D'un seul coup, mon Minitel fait un bip, et le mot « Missive ! »
s'affiche sur la ligne tout en haut de l'écran. Ca/\/al savait que j'étais
là et cherchait à me parler ! Il m'a fallu un peu de temps avant de comprendre
que cette indication signifiait qu'il fallait que je me rende sur la page
« Multi-dialogue » pour lire mon message. Mais lui était
connecté en Telnet, et ayant délibérément choisi l'inconfort du vrai
terminal, je ne pouvais pas naviguer aussi rapidement que lui.

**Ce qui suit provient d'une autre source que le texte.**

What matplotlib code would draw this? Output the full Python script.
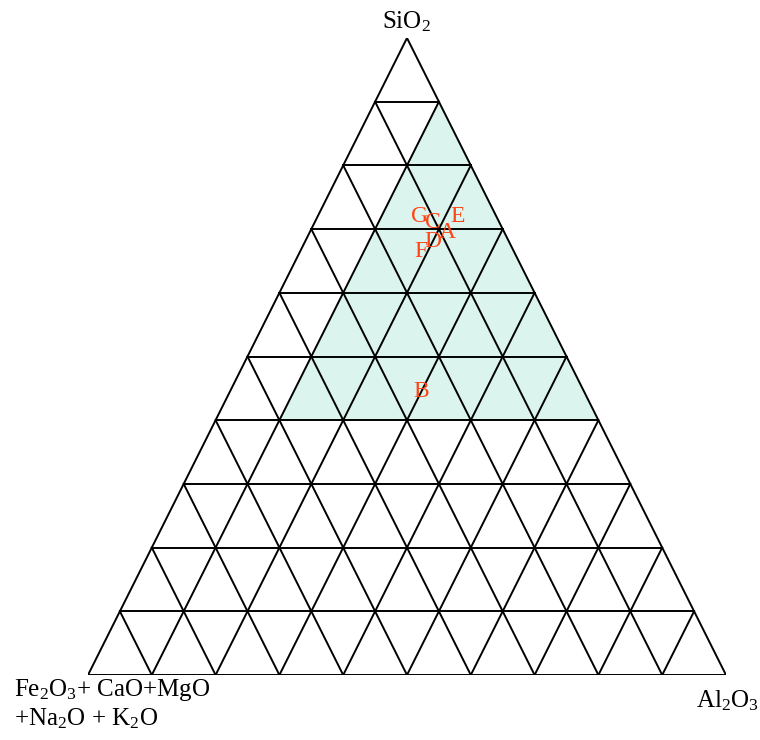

Le système de multi-dialogue qu'a fait Ca/\/al ressemble un peu à une version
dépouillée d'IRC, pour ceux qui savent encore ce que c'est. Imaginez un
logiciel de messagerie instantanée, mais qui n'affiche pas l'historique des
messages. Seuls le dernier message de son interlocuteur et celui qu'on est en
train d'écrire apparaissent à l'écran. De plus, si l'interlocuteur envoie un
autre message pendant qu'on répond au premier, on ne le voit pas
instantanément apparaître à l'écran ; il faut alors abandonner son message en
cours pour le lire, ou le terminer pour répondre de manière décalée à la
missive suivante.
Le système est rudimentaire, mais efficace. Le seul point délicat reste le
clavier du Minitel, qui exige un petit temps d'adaptation et de ne pas
dépasser les 7,5 caractères par seconde du fait du débit ascendant de
75 bauds et l'absence de mémoire tampon entre le clavier et le modem. De
plus, je suis obligé de maintenir la touche "Maj" enfoncée lorsque j'écris,
car le Minitel est en mode « Verr. Maj. » par défaut et n'a pas de touche pour
le désactiver.
Et pourtant, c'est comme ça qu'on communiquait, il y a vingt-cinq ans.
Mode d'emploi
Je finirai sur une note plus technique, pour vous expliquer comment j'ai fait
pour pouvoir profiter de ce serveur avec un vrai Minitel relié à une machine
sous Linux.
Tout d'abord, il faut régler les paramètres du port série. Dans mon exemple,
il s'agit de /dev/ttyS0
; substituez-y le bon chemin, en particulier si vous
utilisez un convertisseur RS232 vers USB. Les réglages se font avec la
commande suivante :
# stty -F /dev/ttyS0 1200 raw cs7 parenb -parodd opost onlcr cread \
hupcl -echo -echoe -echok
Le Minitel active l'écho local lorsque son modem est raccroché (autrement dit,
lorsque la lettre F est
affichée en haut à droite de l'écran). Or, en temps normal, cet écho local
est désactivé et c'est le serveur distant qui s'occupe du "retour" visuel
lorsqu'on frappe au clavier. Il faut donc désactiver l'écho local à la main :
appuyez sur Fnct et T simultanément, relâchez ces touches et tapez
E et c'est chose faite. Sinon, tout ce que vous taperez s'affichera en
double.
Enfin, la dernière étape pour profiter du spectacle est de saisir la commande
de connexion :
# nc edta.hd.free.fr 4586 > /dev/ttyS0 < /dev/ttyS0
Avec un peu de chance, vous tomberez pile à un moment où le serveur est allumé
(il ne l'est pas toujours) ; dans ce cas, il ne reste plus qu'à l'explorer et
à l'admirer.
Conclusion
Le travail de Ca/\/al reste tout de même fascinant, même après toutes ces
années pendant lesquelles on décrétait le Minitel comme obsolète. Mais nos
deux initiatives respectives vont en réalité ensemble : d'une part, j'avais
réussi à mettre en place l'infrastructure nécessaire pour mettre en place un
serveur Minitel ; d'autre part, Ca/\/al fournit une implémentation d'un
serveur Minitel, mais dépourvu en l'état d'interface avec la téléphonie
analogique.
Chapeau bas, en tout cas, pour avoir pris le temps de refaire découvrir les
arcanes d'un tel microserveur Minitel.